Ветер порывом срывает последний мокрый лист с низкой голой ветки и с неудовольствием швыряет его об мёрзлую землю. В воздухе повисает молчание. Оба, и Сергей, и Володя, сидят в глубокой задумчивости. Первый думает о своей судьбе, о любимой дочке. О том, что давно не навещал мать, что она уже не надеется на выздоровление. Что, небось, жена его, Любовь Юрьевна, приготовила на ужин заливную рыбу, и, быть может, вечером его снова ждёт скандал. Второй думает, что небо уж слишком тёмно, и может пойти дождь, а потому желательно отправиться домой, и неплохо было бы по пути спустить полученные деньги, согреваясь на них вечером под выпрошенный у Матвевны жареный кусок мяса.

– В общем, это. Пойду я, Сергей… Как тебя по отцу? Павлович. Вот тебе рука Владимира Кулакова, и если что, то мы, это, завсегда, – подмигивает Володя.

Ветер снова порывается что-нибудь сорвать, но, не найдя ничего подходящего, скулит от досады. Сергей Павлович остаётся один, его взгляд снова пустеет. Костяшки пальцев его побелели, но он как будто не замечает холода.

Ещё одним порывом одергивает его пальто и растрёпывает мне волосы. Я как будто пробуждаюсь от долгого оцепенения. Видимо, так заворожил меня этот странный разговор, невольным свидетелем которого я стала. Какие чувства я испытываю сейчас к этому незнакомцу, который стал таким родным, даже не сказав мне слова?.. Дрожат руки, но, вряд ли, от холода, а глаза наполняются влажным туманом. Я порываюсь вскочить, бежать к нему. Но останавливаюсь. Что я скажу?.. О, небо, за что ты так несправедливо к судьбе этого человека? Кажется, стоит всего положить руку на его плечо и заглянуть в глаза, будто, говоря: "Я знаю"… Но я не могу сделать и шага.

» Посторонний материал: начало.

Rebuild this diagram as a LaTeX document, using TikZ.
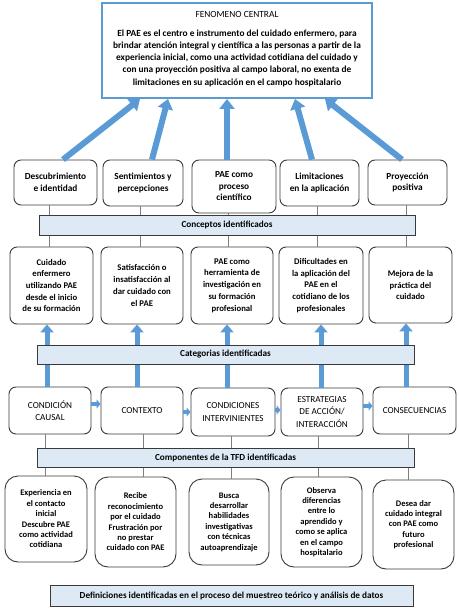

Видимо, он заметил мой порыв. Слегка повернул голову и перевёл на меня удивлённый взгляд. Медленно качаясь, как старый маятник, я подхожу к его скамье и отвожу взгляд, прошептав: "Простите меня, я думала… Кажется, вы замёрзли".

Он смотрит на свои посиневшие руки, кажется, только сейчас замечая отсутствие перчаток. Как в первый раз ребёнок рассматривает мир, такой незнакомый для него, так сейчас Сергей Павлович, удивлённый, смотрел вокруг, переводя взгляд с тяжёлых скамеек на низкое тёмное небо. И вдруг в его ладонь маленькой белой звёздочкой опускается снежинка, через мгновение оставив только влажный след. Он смотрит на эту крохотную небесную слёзку, и взгляд его понемногу проясняется. Резко вскинув голову, он, щурясь, всматривается в горизонт, где густыми клубами голубеют снежные тучи.

– Это ничего, – улыбается он, слезясь. – Зима, она ведь обязательно придёт. Дышать легче станет. Бегите скорее домой.

И я бегу, радостная. Скоро небо начнёт потихоньку ронять молочные хлопья, засыпая дорожку, тяжёлые скамьи и Сергея Павловича, оставшегося сидеть в парке. Он протянет руки белым снежинкам, словно встречая в объятья могучую зиму, и на его щеках заблестят то ли следы облачных серебринок, то ли капельки тёплых слёз.